• Exercise description:
Write out the listing from the line with "What Plotly.js code" to the line with "const rightYTicks = [60, 65, 70, 75, 80, 85];", both lines included, exactly and nothing beyond. Leave pictures out.

* BEGIN Supplied entries *

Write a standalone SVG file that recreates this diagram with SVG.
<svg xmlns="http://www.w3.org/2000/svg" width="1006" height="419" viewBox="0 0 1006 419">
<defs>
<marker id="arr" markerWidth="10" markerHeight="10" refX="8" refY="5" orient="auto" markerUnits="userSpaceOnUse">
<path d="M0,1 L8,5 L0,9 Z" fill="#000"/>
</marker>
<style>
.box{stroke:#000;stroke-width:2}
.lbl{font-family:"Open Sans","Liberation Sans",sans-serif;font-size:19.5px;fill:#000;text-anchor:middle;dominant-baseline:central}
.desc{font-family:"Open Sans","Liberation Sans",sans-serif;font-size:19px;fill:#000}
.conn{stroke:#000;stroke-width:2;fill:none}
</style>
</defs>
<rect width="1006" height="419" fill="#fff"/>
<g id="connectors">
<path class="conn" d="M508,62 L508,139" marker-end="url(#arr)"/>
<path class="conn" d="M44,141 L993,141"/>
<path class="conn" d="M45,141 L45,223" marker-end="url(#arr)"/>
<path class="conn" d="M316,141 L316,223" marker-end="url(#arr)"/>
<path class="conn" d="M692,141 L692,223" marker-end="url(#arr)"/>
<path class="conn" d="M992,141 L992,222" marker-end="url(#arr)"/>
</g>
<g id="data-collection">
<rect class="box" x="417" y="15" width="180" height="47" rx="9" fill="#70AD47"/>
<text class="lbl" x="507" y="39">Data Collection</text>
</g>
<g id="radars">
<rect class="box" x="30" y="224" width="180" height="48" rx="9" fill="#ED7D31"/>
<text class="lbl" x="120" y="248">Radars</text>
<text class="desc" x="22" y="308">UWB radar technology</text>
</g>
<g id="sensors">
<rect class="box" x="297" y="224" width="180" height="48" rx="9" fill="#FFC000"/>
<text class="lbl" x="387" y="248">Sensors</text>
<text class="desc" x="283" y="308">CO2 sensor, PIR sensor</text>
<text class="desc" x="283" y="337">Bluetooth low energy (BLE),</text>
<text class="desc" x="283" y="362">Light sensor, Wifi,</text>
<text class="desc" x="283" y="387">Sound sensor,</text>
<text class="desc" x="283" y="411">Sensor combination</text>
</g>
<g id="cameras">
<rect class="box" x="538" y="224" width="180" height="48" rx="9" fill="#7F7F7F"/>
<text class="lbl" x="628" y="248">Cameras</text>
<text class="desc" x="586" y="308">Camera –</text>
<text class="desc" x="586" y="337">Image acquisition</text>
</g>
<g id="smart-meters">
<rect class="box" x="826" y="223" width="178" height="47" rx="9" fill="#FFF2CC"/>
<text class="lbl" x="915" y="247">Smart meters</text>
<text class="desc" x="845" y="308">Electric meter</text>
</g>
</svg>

* END Supplied entries *
* BEGIN Supplied entries *

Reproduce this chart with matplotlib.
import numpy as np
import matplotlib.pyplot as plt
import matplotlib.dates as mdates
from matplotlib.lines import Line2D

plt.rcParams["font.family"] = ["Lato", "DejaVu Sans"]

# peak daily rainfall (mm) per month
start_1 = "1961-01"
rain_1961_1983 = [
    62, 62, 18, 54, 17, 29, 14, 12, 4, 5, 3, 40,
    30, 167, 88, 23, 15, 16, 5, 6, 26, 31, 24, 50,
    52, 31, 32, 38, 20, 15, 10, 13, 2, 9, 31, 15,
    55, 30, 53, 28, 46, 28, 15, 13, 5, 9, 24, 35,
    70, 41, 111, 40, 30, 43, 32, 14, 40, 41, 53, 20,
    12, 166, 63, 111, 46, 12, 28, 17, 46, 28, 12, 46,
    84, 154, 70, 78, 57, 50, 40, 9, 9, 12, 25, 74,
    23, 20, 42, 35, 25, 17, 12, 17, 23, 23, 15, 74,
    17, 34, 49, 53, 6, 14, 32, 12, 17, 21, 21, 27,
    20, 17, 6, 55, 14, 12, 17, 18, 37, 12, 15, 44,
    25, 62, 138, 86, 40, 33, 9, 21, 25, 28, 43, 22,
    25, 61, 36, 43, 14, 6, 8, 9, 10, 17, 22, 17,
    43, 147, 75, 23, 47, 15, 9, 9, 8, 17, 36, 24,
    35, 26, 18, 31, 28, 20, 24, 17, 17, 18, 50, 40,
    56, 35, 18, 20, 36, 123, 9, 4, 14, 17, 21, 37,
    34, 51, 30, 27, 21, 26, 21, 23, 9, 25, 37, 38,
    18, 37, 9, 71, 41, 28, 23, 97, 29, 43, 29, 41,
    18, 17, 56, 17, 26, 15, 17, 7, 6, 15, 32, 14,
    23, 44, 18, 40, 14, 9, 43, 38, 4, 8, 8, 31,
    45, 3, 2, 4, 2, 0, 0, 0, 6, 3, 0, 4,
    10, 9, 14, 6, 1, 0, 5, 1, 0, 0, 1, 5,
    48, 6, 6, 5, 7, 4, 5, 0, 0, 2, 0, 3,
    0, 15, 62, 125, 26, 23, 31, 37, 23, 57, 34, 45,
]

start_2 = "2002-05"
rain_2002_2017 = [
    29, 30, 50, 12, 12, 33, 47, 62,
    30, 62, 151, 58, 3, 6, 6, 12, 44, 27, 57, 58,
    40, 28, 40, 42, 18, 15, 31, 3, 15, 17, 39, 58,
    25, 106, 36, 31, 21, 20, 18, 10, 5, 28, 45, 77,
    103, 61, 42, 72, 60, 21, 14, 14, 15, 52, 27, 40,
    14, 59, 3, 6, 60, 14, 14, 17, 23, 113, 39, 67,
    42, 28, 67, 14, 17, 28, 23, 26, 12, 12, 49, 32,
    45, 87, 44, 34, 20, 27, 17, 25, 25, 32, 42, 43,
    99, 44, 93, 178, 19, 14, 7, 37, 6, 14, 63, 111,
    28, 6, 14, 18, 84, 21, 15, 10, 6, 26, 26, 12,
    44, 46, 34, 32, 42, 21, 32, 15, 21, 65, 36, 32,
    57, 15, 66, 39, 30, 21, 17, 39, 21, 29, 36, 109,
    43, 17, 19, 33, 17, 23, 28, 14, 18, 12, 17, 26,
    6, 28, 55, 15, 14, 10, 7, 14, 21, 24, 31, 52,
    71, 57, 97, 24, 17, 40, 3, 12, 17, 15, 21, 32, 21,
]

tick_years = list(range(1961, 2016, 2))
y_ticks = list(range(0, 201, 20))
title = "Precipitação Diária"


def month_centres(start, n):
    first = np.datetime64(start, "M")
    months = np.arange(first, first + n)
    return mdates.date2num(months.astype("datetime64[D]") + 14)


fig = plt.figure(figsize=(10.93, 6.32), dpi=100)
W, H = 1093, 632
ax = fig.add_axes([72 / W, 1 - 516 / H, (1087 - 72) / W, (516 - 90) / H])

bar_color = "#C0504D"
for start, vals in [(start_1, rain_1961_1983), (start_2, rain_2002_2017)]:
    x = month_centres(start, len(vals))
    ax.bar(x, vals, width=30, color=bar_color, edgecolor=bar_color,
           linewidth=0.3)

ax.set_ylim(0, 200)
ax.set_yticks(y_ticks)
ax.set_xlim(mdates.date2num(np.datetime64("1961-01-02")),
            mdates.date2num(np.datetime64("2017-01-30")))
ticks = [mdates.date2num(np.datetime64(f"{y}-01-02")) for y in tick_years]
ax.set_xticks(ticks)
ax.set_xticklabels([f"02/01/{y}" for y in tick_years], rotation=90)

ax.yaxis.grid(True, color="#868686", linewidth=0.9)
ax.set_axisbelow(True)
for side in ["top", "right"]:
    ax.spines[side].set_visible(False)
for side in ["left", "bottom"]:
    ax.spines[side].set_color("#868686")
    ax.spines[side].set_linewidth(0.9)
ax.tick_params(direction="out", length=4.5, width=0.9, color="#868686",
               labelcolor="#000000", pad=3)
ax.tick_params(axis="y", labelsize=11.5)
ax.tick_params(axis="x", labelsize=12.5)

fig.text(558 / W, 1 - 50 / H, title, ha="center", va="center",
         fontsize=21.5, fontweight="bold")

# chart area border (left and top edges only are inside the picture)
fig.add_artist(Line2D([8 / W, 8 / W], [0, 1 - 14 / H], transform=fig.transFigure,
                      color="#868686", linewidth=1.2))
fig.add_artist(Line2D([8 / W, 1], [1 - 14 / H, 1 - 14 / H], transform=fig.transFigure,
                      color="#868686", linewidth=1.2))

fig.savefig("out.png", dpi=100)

* END Supplied entries *
* BEGIN Supplied entries *

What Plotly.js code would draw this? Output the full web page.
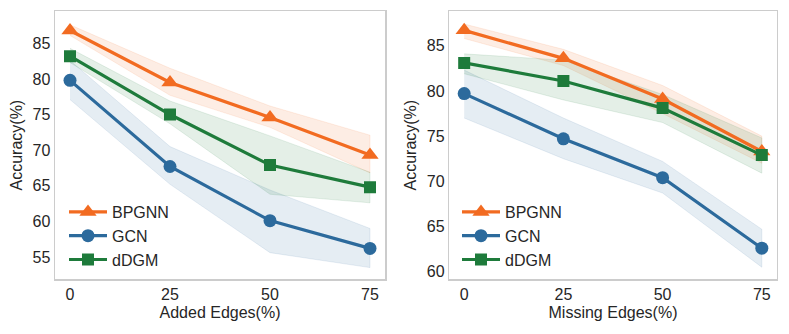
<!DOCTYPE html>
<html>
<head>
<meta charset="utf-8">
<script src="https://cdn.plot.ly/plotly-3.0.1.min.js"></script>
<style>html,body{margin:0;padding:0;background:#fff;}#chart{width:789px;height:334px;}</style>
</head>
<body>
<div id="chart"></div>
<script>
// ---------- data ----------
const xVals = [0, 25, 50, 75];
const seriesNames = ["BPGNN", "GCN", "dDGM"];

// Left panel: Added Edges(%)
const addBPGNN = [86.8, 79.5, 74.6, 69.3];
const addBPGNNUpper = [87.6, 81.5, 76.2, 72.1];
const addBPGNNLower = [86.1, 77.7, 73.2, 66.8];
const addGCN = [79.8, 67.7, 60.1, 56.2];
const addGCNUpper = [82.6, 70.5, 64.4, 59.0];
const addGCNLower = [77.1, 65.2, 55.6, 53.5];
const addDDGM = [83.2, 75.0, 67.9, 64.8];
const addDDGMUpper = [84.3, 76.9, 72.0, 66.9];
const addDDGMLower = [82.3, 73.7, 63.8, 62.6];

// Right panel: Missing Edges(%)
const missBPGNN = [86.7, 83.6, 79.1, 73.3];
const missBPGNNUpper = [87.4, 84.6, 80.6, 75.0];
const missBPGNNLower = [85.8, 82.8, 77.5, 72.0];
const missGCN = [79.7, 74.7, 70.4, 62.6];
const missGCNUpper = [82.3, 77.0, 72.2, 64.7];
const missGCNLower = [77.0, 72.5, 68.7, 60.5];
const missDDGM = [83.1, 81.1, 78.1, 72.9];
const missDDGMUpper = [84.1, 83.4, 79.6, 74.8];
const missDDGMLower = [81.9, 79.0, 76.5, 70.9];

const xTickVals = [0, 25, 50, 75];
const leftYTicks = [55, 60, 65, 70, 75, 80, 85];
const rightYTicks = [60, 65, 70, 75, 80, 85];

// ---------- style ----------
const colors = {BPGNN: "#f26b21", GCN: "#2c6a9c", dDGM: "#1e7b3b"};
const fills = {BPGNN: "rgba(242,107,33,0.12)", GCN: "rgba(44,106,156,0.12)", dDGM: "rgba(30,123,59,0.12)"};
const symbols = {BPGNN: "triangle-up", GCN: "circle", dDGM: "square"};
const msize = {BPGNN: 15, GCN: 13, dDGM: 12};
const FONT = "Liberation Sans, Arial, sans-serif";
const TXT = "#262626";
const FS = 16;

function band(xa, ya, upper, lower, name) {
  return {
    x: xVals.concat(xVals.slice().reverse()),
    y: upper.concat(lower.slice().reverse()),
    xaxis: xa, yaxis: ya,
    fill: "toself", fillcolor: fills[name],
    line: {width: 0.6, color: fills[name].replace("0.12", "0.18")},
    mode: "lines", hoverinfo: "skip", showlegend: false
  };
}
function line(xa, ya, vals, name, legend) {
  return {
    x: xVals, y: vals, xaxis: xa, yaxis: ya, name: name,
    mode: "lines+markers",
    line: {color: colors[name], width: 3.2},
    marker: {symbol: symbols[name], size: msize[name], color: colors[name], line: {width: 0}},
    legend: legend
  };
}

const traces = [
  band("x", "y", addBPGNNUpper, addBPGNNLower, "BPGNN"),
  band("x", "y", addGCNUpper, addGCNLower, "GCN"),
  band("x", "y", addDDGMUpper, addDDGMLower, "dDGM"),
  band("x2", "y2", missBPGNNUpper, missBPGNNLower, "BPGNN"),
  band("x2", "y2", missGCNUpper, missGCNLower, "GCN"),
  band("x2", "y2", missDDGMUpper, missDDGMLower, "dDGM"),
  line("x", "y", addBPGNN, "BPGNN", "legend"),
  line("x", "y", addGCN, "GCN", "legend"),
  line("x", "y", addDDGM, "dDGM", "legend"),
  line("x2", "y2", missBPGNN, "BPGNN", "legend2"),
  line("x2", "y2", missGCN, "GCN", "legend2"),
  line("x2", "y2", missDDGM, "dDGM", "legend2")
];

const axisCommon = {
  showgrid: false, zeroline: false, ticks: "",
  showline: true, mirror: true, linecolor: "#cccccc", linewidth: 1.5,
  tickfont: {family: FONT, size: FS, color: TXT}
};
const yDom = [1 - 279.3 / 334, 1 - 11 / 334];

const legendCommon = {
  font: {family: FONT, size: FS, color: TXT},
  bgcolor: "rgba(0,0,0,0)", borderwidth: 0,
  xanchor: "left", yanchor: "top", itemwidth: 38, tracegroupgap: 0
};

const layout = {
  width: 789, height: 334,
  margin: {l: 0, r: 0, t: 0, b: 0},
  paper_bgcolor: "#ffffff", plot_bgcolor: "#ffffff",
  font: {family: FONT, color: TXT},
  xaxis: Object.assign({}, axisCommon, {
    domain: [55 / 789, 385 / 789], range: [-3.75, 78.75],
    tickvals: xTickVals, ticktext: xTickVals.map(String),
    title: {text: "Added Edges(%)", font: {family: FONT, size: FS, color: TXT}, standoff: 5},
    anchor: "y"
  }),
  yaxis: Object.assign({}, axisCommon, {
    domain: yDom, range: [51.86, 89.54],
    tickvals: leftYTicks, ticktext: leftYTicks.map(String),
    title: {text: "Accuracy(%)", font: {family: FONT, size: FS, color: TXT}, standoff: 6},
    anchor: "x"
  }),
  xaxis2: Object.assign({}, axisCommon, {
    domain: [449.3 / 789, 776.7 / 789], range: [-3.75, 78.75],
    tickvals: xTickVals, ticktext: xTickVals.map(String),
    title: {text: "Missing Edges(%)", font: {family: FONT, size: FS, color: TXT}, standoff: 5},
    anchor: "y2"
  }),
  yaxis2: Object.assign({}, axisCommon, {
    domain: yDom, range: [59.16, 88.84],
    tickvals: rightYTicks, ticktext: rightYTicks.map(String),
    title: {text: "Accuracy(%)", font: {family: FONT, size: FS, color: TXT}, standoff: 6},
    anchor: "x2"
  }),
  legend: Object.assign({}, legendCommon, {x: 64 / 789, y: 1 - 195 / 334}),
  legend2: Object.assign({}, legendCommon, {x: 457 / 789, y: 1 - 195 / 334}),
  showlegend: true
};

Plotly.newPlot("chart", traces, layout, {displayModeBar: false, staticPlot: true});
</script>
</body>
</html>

* END Supplied entries *

• Task output:
What Plotly.js code would draw this? Output the full web page.
<!DOCTYPE html>
<html>
<head>
<meta charset="utf-8">
<script src="https://cdn.plot.ly/plotly-3.0.1.min.js"></script>
<style>html,body{margin:0;padding:0;background:#fff;}#chart{width:789px;height:334px;}</style>
</head>
<body>
<div id="chart"></div>
<script>
// ---------- data ----------
const xVals = [0, 25, 50, 75];
const seriesNames = ["BPGNN", "GCN", "dDGM"];

// Left panel: Added Edges(%)
const addBPGNN = [86.8, 79.5, 74.6, 69.3];
const addBPGNNUpper = [87.6, 81.5, 76.2, 72.1];
const addBPGNNLower = [86.1, 77.7, 73.2, 66.8];
const addGCN = [79.8, 67.7, 60.1, 56.2];
const addGCNUpper = [82.6, 70.5, 64.4, 59.0];
const addGCNLower = [77.1, 65.2, 55.6, 53.5];
const addDDGM = [83.2, 75.0, 67.9, 64.8];
const addDDGMUpper = [84.3, 76.9, 72.0, 66.9];
const addDDGMLower = [82.3, 73.7, 63.8, 62.6];

// Right panel: Missing Edges(%)
const missBPGNN = [86.7, 83.6, 79.1, 73.3];
const missBPGNNUpper = [87.4, 84.6, 80.6, 75.0];
const missBPGNNLower = [85.8, 82.8, 77.5, 72.0];
const missGCN = [79.7, 74.7, 70.4, 62.6];
const missGCNUpper = [82.3, 77.0, 72.2, 64.7];
const missGCNLower = [77.0, 72.5, 68.7, 60.5];
const missDDGM = [83.1, 81.1, 78.1, 72.9];
const missDDGMUpper = [84.1, 83.4, 79.6, 74.8];
const missDDGMLower = [81.9, 79.0, 76.5, 70.9];

const xTickVals = [0, 25, 50, 75];
const leftYTicks = [55, 60, 65, 70, 75, 80, 85];
const rightYTicks = [60, 65, 70, 75, 80, 85];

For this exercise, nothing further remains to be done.